Dopo il curioso western «Gold», Arslan torna in concorso a Berlino con questo dramma sul rapporto padre-figlio, che assomiglia molto a un road-movie: il padre di Michael vuole essere seppellito in Norvegia e i due intraprendono un viaggio verso nord che forse li porterà a riconciliarsi.

Le premesse sono solide e Arslan gira con buon rigore formale, anche se l'eccessiva freddezza della sua messinscena rende difficile empatizzare fino in fondo con i personaggi e complesso il coinvolgimento dello spettatore.

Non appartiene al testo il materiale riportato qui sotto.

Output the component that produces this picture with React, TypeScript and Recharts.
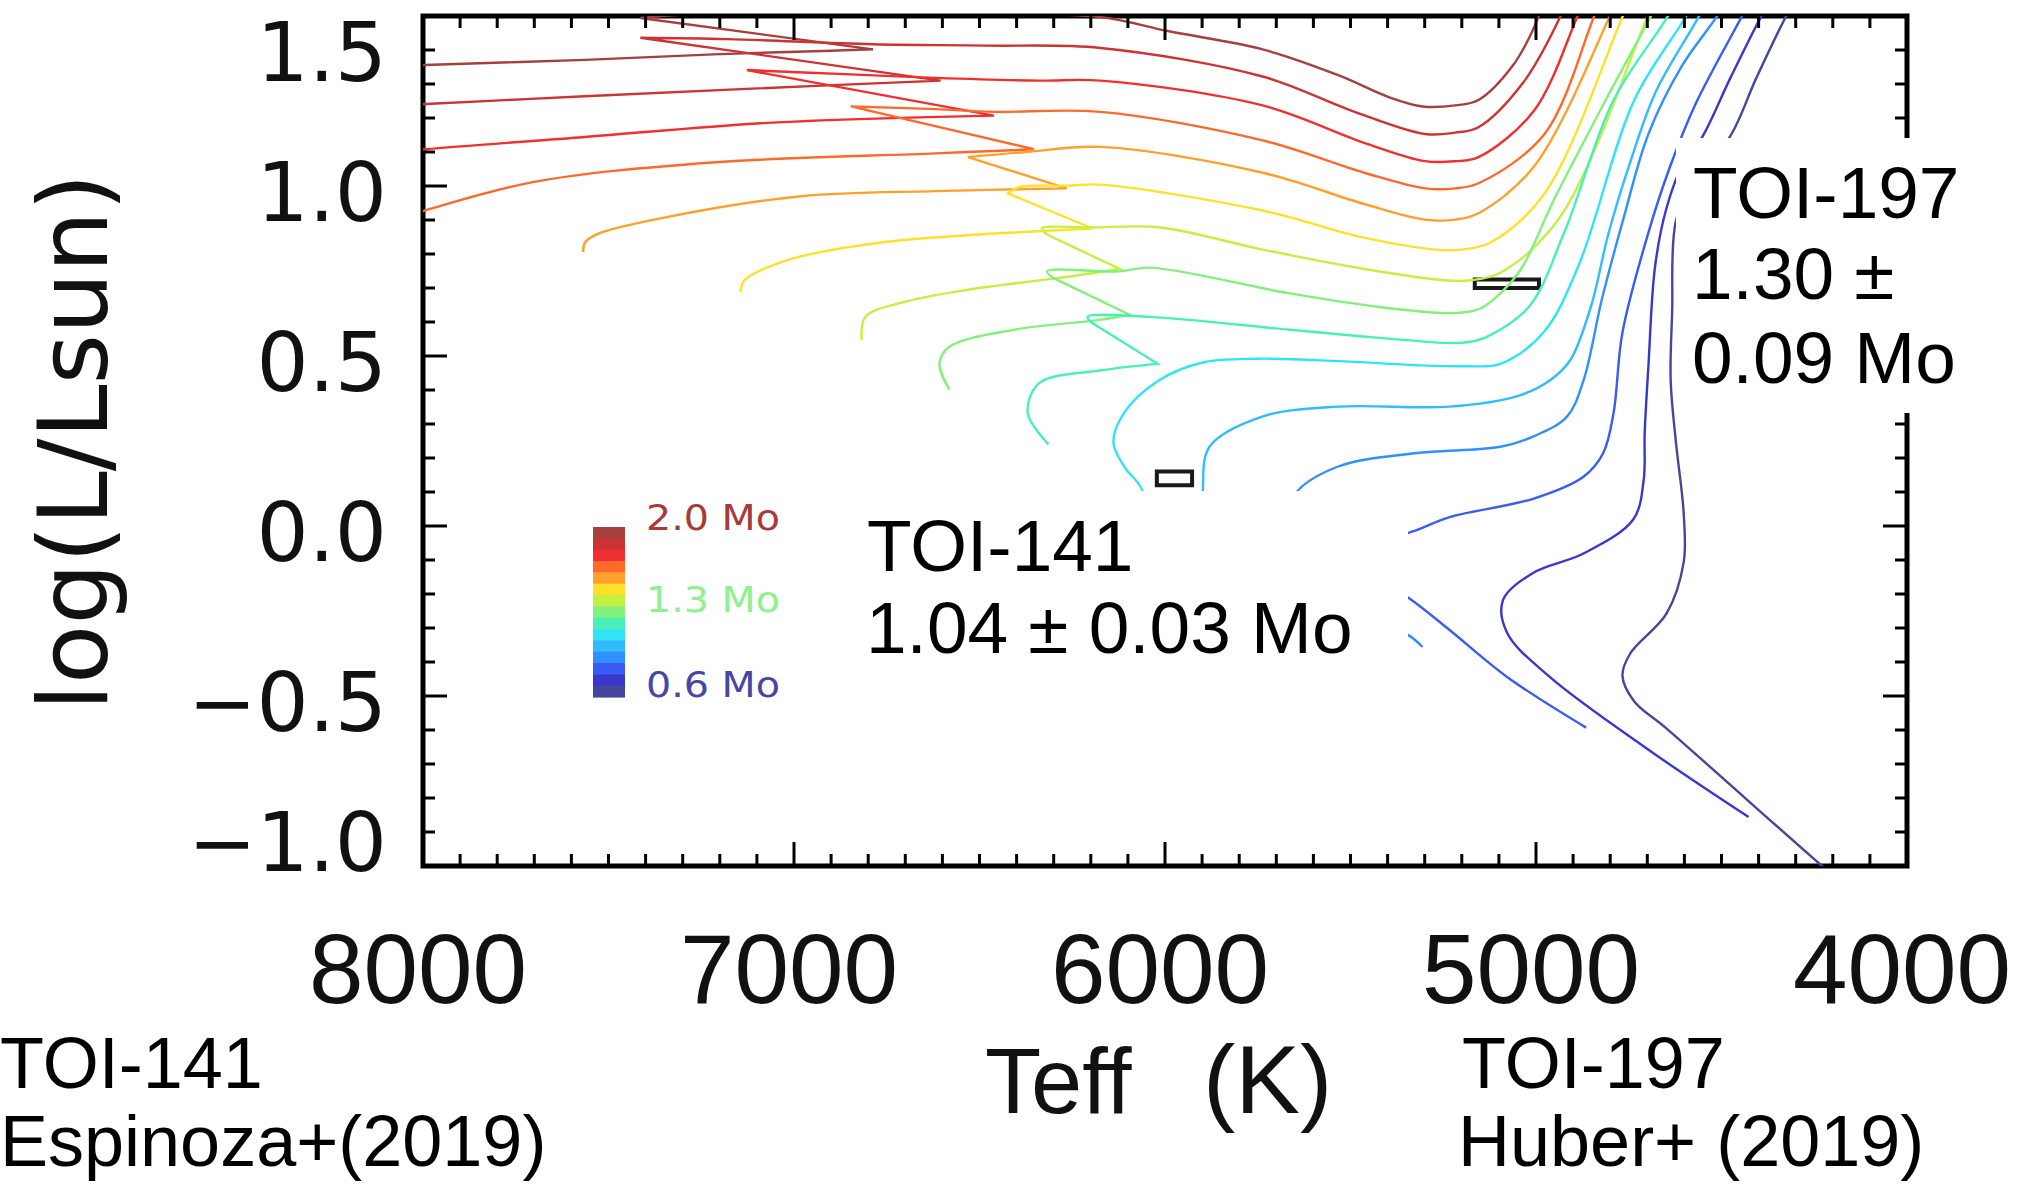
import React from "react";
import { LineChart, Line, XAxis, YAxis, ReferenceArea } from "recharts";

const W = 2037;
const H = 1185;
const PLOT_LEFT = 423;
const PLOT_RIGHT = 1907;
const PLOT_TOP = 16;
const PLOT_BOTTOM = 866;

const SANS = "Liberation Sans, Arial, sans-serif";
const IDL = "DejaVu Sans, sans-serif";

// stellar masses of the tracks (Msun), top of the colour bar first
const masses = [2.0, 1.9, 1.8, 1.7, 1.6, 1.5, 1.4, 1.3, 1.2, 1.1, 1.0, 0.9, 0.8, 0.7, 0.6];
const trackColors = [
  "#a5403f", "#cc3333", "#f03030", "#ff6a2c", "#ffa02c", "#ffe02a", "#c4f044", "#84f07c",
  "#48f0b8", "#30e4f4", "#30bcff", "#3090ff", "#3a5cf4", "#3838cc", "#46469c",
];

const xMajor = [8000, 7000, 6000, 5000, 4000];
const yMajor = [1.5, 1.0, 0.5, 0.0, -0.5, -1.0];
const xTicks: number[] = [];
for (let t = 4000; t <= 8000; t += 100) xTicks.push(t);
const yTicks: number[] = [];
for (let k = -10; k <= 15; k++) yTicks.push(k / 10);

// tracks as [Teff, log L/Lsun]; a repeated point marks a sharp turn
const track20 = [
  [8090, 1.352], [7995, 1.356], [7564, 1.371], [7218, 1.387], [6899, 1.398], [6787, 1.402], [6787, 1.402],
  [7414, 1.494], [7414, 1.494],
  [7319, 1.503], [7039, 1.508], [6479, 1.507], [6174, 1.497], [5989, 1.455], [5737, 1.402], [5533, 1.326],
  [5393, 1.26], [5306, 1.234], [5218, 1.237], [5155, 1.253], [5064, 1.352], [5005, 1.467], [4973, 1.566],
];
const track19 = [
  [8090, 1.237], [7992, 1.241], [7564, 1.264], [7099, 1.287], [6605, 1.31], [6605, 1.31],
  [7414, 1.436], [7414, 1.436],
  [7179, 1.432], [6787, 1.417], [6479, 1.413], [6174, 1.406], [5737, 1.322], [5498, 1.222], [5299, 1.153],
  [5218, 1.157], [5155, 1.173], [5036, 1.302], [4935, 1.497], [4910, 1.566],
];
const track18 = [
  [8090, 1.096], [7992, 1.108], [7564, 1.144], [7099, 1.184], [6759, 1.199], [6461, 1.207], [6461, 1.207],
  [7127, 1.341], [7127, 1.341],
  [6864, 1.329], [6619, 1.318], [6339, 1.31], [6174, 1.31], [5737, 1.237], [5463, 1.127], [5299, 1.073],
  [5218, 1.073], [5155, 1.085], [5005, 1.222], [4889, 1.497], [4861, 1.566],
];
const track17 = [
  [8090, 0.897], [7995, 0.928], [7701, 1.012], [7221, 1.069], [6619, 1.096], [6353, 1.108], [6353, 1.108],
  [6847, 1.234], [6847, 1.234],
  [6619, 1.226], [6461, 1.218], [6174, 1.218], [5737, 1.134], [5463, 1.039], [5299, 0.993], [5218, 0.993],
  [5155, 1.008], [4977, 1.153], [4844, 1.497], [4816, 1.566],
];
const track16 = [
  [7568, 0.806], [7564, 0.833], [7529, 0.859], [7340, 0.909], [6980, 0.97], [6619, 0.985], [6265, 0.993], [6265, 0.993],
  [6531, 1.085], [6531, 1.085],
  [6374, 1.1], [6174, 1.115], [5737, 1.039], [5463, 0.947], [5299, 0.901], [5218, 0.901], [5155, 0.92],
  [5005, 1.058], [4802, 1.497], [4774, 1.566],
];
const track15 = [
  [7144, 0.688], [7134, 0.722], [7015, 0.783], [6770, 0.833], [6531, 0.855], [6195, 0.875], [6195, 0.875],
  [6423, 0.978], [6423, 0.978],
  [6391, 0.997], [6265, 1.001], [6174, 1.004], [5737, 0.928], [5463, 0.848], [5271, 0.813], [5201, 0.813],
  [5124, 0.833], [4977, 0.978], [4767, 1.497], [4738, 1.566],
];
const track14 = [
  [6818, 0.546], [6808, 0.615], [6710, 0.657], [6531, 0.695], [6290, 0.729], [6122, 0.756], [6122, 0.756],
  [6314, 0.855], [6314, 0.855],
  [6332, 0.875], [6195, 0.878], [6013, 0.878], [5737, 0.813], [5463, 0.756], [5239, 0.722], [5183, 0.722],
  [5096, 0.745], [4935, 0.909], [4700, 1.497], [4672, 1.566],
];
const track13 = [
  [6581, 0.401], [6608, 0.477], [6581, 0.527], [6409, 0.577], [6171, 0.607], [6097, 0.622], [6097, 0.622],
  [6300, 0.729], [6300, 0.729],
  [6318, 0.749], [6122, 0.749], [6041, 0.76], [5663, 0.684], [5429, 0.645], [5236, 0.626], [5183, 0.63],
  [5141, 0.645], [5047, 0.745], [4952, 0.959], [4812, 1.253], [4690, 1.501], [4662, 1.566],
];
const track12 = [
  [6314, 0.24], [6370, 0.332], [6339, 0.42], [6171, 0.458], [6020, 0.477], [6020, 0.477],
  [6195, 0.596], [6195, 0.596],
  [6209, 0.615], [6041, 0.615], [5663, 0.577], [5429, 0.554], [5229, 0.538], [5176, 0.542], [5131, 0.557],
  [5019, 0.645], [4924, 0.863], [4791, 1.253], [4644, 1.501], [4616, 1.566],
];
const track11 = [
  [6041, -0.058], [6062, 0.107], [6108, 0.172], [6139, 0.244], [6111, 0.332], [6017, 0.428], [5898, 0.481],
  [5750, 0.492], [5533, 0.485], [5323, 0.473], [5190, 0.47], [5096, 0.477], [4980, 0.569], [4886, 0.764],
  [4735, 1.253], [4595, 1.501], [4567, 1.566],
];
const track10 = [
  [5849, -0.172], [5898, 0.019], [5898, 0.107], [5880, 0.233], [5740, 0.321], [5533, 0.351], [5233, 0.351],
  [5050, 0.382], [4963, 0.428], [4907, 0.489], [4851, 0.649], [4805, 0.859], [4746, 1.07], [4676, 1.28],
  [4560, 1.501], [4532, 1.566],
];
const track09 = [
  [5306, -0.356], [5344, -0.321], [5498, -0.249], [5639, -0.134], [5674, 0.019], [5646, 0.099], [5533, 0.175],
  [5327, 0.214], [5096, 0.233], [5008, 0.263], [4917, 0.321], [4872, 0.428], [4823, 0.664], [4763, 0.909],
  [4697, 1.153], [4605, 1.356], [4511, 1.501], [4476, 1.566],
];
const track08 = [
  [4865, -0.593], [5078, -0.444], [5233, -0.306], [5344, -0.211], [5463, -0.134], [5481, -0.077], [5429, -0.031],
  [5344, -0.02], [5233, 0.026], [5008, 0.08], [4872, 0.145], [4819, 0.214], [4791, 0.332], [4767, 0.569],
  [4697, 0.863], [4641, 1.05], [4570, 1.241], [4444, 1.501], [4413, 1.566],
];
const track07 = [
  [4427, -0.856], [4693, -0.661], [4963, -0.444], [5078, -0.314], [5089, -0.218], [5008, -0.138], [4872, -0.081],
  [4738, 0.019], [4710, 0.133], [4707, 0.275], [4697, 0.47], [4679, 0.764], [4648, 0.936], [4602, 1.07],
  [4553, 1.142], [4476, 1.318], [4392, 1.501], [4357, 1.566],
];
const track06 = [
  [4133, -1.089], [4227, -1.002], [4651, -0.593], [4735, -0.516], [4767, -0.44], [4746, -0.375], [4648, -0.257],
  [4602, -0.107], [4602, 0.038], [4623, 0.248], [4637, 0.428], [4633, 0.63], [4623, 0.897], [4570, 1.031],
  [4479, 1.142], [4406, 1.318], [4325, 1.501], [4290, 1.566],
];
const trackData = [
  track20, track19, track18, track17, track16, track15, track14, track13,
  track12, track11, track10, track09, track08, track07, track06,
];

// observed stars: Teff and log L ranges
const toi197Teff = [5165, 4992];
const toi197Lum = [0.7, 0.725];
const toi141Teff = [6022, 5927];
const toi141Lum = [0.12, 0.16];

const toPoints = (arr: number[][]) => arr.map(([t, l]) => ({ t, l }));

// centripetal Catmull-Rom through the points; a repeated point gives a corner
const smoothCurve = (context: any) => {
  let pts: number[][] = [];
  const dist = (a: number[], b: number[]) => Math.hypot(b[0] - a[0], b[1] - a[1]);
  return {
    areaStart() {},
    areaEnd() {},
    lineStart() {
      pts = [];
    },
    point(x: number, y: number) {
      pts.push([+x, +y]);
    },
    lineEnd() {
      const n = pts.length;
      if (!n) return;
      context.moveTo(pts[0][0], pts[0][1]);
      for (let i = 0; i < n - 1; i++) {
        const a = pts[i];
        const b = pts[i + 1];
        const d12 = dist(a, b);
        if (d12 < 1e-9) continue;
        const p = i > 0 ? pts[i - 1] : a;
        const q = i + 2 < n ? pts[i + 2] : b;
        const d01 = dist(p, a);
        const d23 = dist(b, q);
        const l01 = Math.sqrt(d01);
        const l12 = Math.sqrt(d12);
        const l23 = Math.sqrt(d23);
        let c1 = a;
        let c2 = b;
        if (l01 > 1e-6) {
          const A = 2 * d01 + 3 * l01 * l12 + d12;
          const N = 3 * l01 * (l01 + l12);
          c1 = [(a[0] * A - p[0] * d12 + b[0] * d01) / N, (a[1] * A - p[1] * d12 + b[1] * d01) / N];
        }
        if (l23 > 1e-6) {
          const B = 2 * d23 + 3 * l23 * l12 + d12;
          const M = 3 * l23 * (l23 + l12);
          c2 = [(b[0] * B + a[0] * d23 - q[0] * d12) / M, (b[1] * B + a[1] * d23 - q[1] * d12) / M];
        }
        context.bezierCurveTo(c1[0], c1[1], c2[0], c2[1], b[0], b[1]);
      }
    },
  };
};

const XTick = (props: any) => {
  const { x, payload } = props;
  const v = Math.round(payload.value);
  const major = xMajor.includes(v);
  const len = major ? 24 : 12;
  return (
    <g>
      <line x1={x} x2={x} y1={PLOT_BOTTOM} y2={PLOT_BOTTOM - len} stroke="#000" strokeWidth={3} />
      <line x1={x} x2={x} y1={PLOT_TOP} y2={PLOT_TOP + len} stroke="#000" strokeWidth={3} />
      {major && (
        <text x={x - 5} y={1003} textAnchor="middle" fontFamily={SANS} fontSize={98} fill="#111">
          {v}
        </text>
      )}
    </g>
  );
};

const YTick = (props: any) => {
  const { y, payload } = props;
  const v = payload.value;
  const k = Math.round(v * 10);
  const major = yMajor.some((m) => Math.abs(m - v) < 1e-6);
  const len = major ? 24 : 12;
  let dy = 6;
  if (k === 15) dy = 36;
  if (k === -10) dy = -24;
  const label = (k < 0 ? "\u2212" : "") + (Math.abs(k) / 10).toFixed(1);
  return (
    <g>
      <line x1={PLOT_LEFT} x2={PLOT_LEFT + len} y1={y} y2={y} stroke="#000" strokeWidth={3} />
      <line x1={PLOT_RIGHT} x2={PLOT_RIGHT - len} y1={y} y2={y} stroke="#000" strokeWidth={3} />
      {major && (
        <text x={387} y={y + dy} textAnchor="end" dominantBaseline="central" fontFamily={IDL} fontSize={82} fill="#111">
          {label}
        </text>
      )}
    </g>
  );
};

const barTop = 527;
const barBottom = 697;
const bandH = (barBottom - barTop) / masses.length;

const legendLabels = [
  { text: "2.0 Mo", y: 530, color: "#a83a3a" },
  { text: "1.3 Mo", y: 612, color: "#8ef08e" },
  { text: "0.6 Mo", y: 697, color: "#4646a6" },
];

const App = () => {
  return (
    <div style={{ position: "absolute", left: 0, top: 0, width: W, height: H, background: "#fff", overflow: "hidden" }}>
      <LineChart width={W} height={H} margin={{ top: PLOT_TOP, right: W - PLOT_RIGHT, bottom: 0, left: 0 }}>
        <XAxis
          type="number"
          dataKey="t"
          domain={[4000, 8000]}
          reversed
          allowDataOverflow
          ticks={xTicks}
          interval={0}
          tick={<XTick />}
          tickLine={false}
          axisLine={false}
          height={H - PLOT_BOTTOM}
        />
        <YAxis
          type="number"
          dataKey="l"
          domain={[-1, 1.5]}
          allowDataOverflow
          ticks={yTicks}
          interval={0}
          tick={<YTick />}
          tickLine={false}
          axisLine={false}
          width={PLOT_LEFT}
        />
        {masses.map((m, i) => (
          <Line
            key={m}
            data={toPoints(trackData[i])}
            dataKey="l"
            type={smoothCurve as any}
            stroke={trackColors[i]}
            strokeWidth={2.4}
            dot={false}
            activeDot={false}
            isAnimationActive={false}
          />
        ))}
        <ReferenceArea
          x1={toi197Teff[0]}
          x2={toi197Teff[1]}
          y1={toi197Lum[0]}
          y2={toi197Lum[1]}
          fill="#fff"
          fillOpacity={1}
          stroke="#1a1a1a"
          strokeWidth={4}
        />
        <ReferenceArea
          x1={toi141Teff[0]}
          x2={toi141Teff[1]}
          y1={toi141Lum[0]}
          y2={toi141Lum[1]}
          fill="#fff"
          fillOpacity={1}
          stroke="#1a1a1a"
          strokeWidth={4}
        />
        <ReferenceArea x1={8000} x2={4000} y1={-1} y2={1.5} fill="none" stroke="#000" strokeWidth={5} />
      </LineChart>

      <svg width={W} height={H} style={{ position: "absolute", left: 0, top: 0 }}>
        <rect x={1676} y={138} width={W - 1676} height={275} fill="#fff" />
        <rect x={850} y={491} width={558} height={180} fill="#fff" />

        <g fontFamily={SANS} fontSize={73} fill="#000">
          <text x={1693} y={218}>TOI-197</text>
          <text x={1692} y={299}>1.30 ±</text>
          <text x={1692} y={383}>0.09 Mo</text>
          <text x={867} y={571}>TOI-141</text>
          <text x={866} y={653}>1.04 ± 0.03 Mo</text>
        </g>

        <g fontFamily={SANS} fontSize={72} fill="#000">
          <text x={0} y={1088}>TOI-141</text>
          <text x={0} y={1166}>Espinoza+(2019)</text>
          <text x={1462} y={1088}>TOI-197</text>
          <text x={1458} y={1166}>Huber+ (2019)</text>
        </g>

        <text x={985} y={1113} fontFamily={SANS} fontSize={92} fill="#111">
          Teff
        </text>
        <text x={1203} y={1113} fontFamily={SANS} fontSize={97} fill="#111">
          (K)
        </text>
        <text
          x={73}
          y={442}
          transform="rotate(-90 73 442)"
          textAnchor="middle"
          dominantBaseline="central"
          fontFamily={IDL}
          fontSize={97}
          fill="#111"
        >
          log(L/Lsun)
        </text>

        {masses.map((m, i) => (
          <rect key={m} x={593} y={barTop + i * bandH} width={32} height={bandH + 0.6} fill={trackColors[i]} />
        ))}
        {legendLabels.map((lb) => (
          <text
            key={lb.text}
            transform={`translate(646 ${lb.y}) scale(1.1 1)`}
            fontFamily={IDL}
            fontSize={36}
            fill={lb.color}
          >
            {lb.text}
          </text>
        ))}
      </svg>
    </div>
  );
};

export default App;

I dialoghi sono credibili e la tenuta narrativa discreta, ma manca qualche guizzo degno di tale nome per rendere «Bright Nights» un film realmente riuscito.

Infine, in competizione è arrivato anche il nuovo lavoro del giapponese Sabu, «Mr. Long».

Al centro c'è la storia di un sicario professionista che, durante una missione, non riesce a portare a termine il lavoro e si rifugia nella periferia di una piccola città. Qui inizia a prendersi cura del piccolo Jun, figlio di una tossicodipendente, e potrebbe iniziare una nuova vita.
Piccolo passo in avanti rispetto agli ultimi film del regista nipponico (tra cui «Chasuke's Journey», visto a Berlino nel 2015), «Mr. Long» mostra che Sabu ha una discreta padronanza stilistica e alcuni spunti visivi che si fanno notare soprattutto nelle primissime battute.

Dopo un inizio degno di nota, però, il film segue traiettorie molto consolidate e non riesce mai a stupire come dovrebbe: diversi i cliché e troppi i passaggi prevedibili per una pellicola che funziona a fasi alterne. Buona prova dell'attore taiwanese Chen Chang nei panni del protagonista.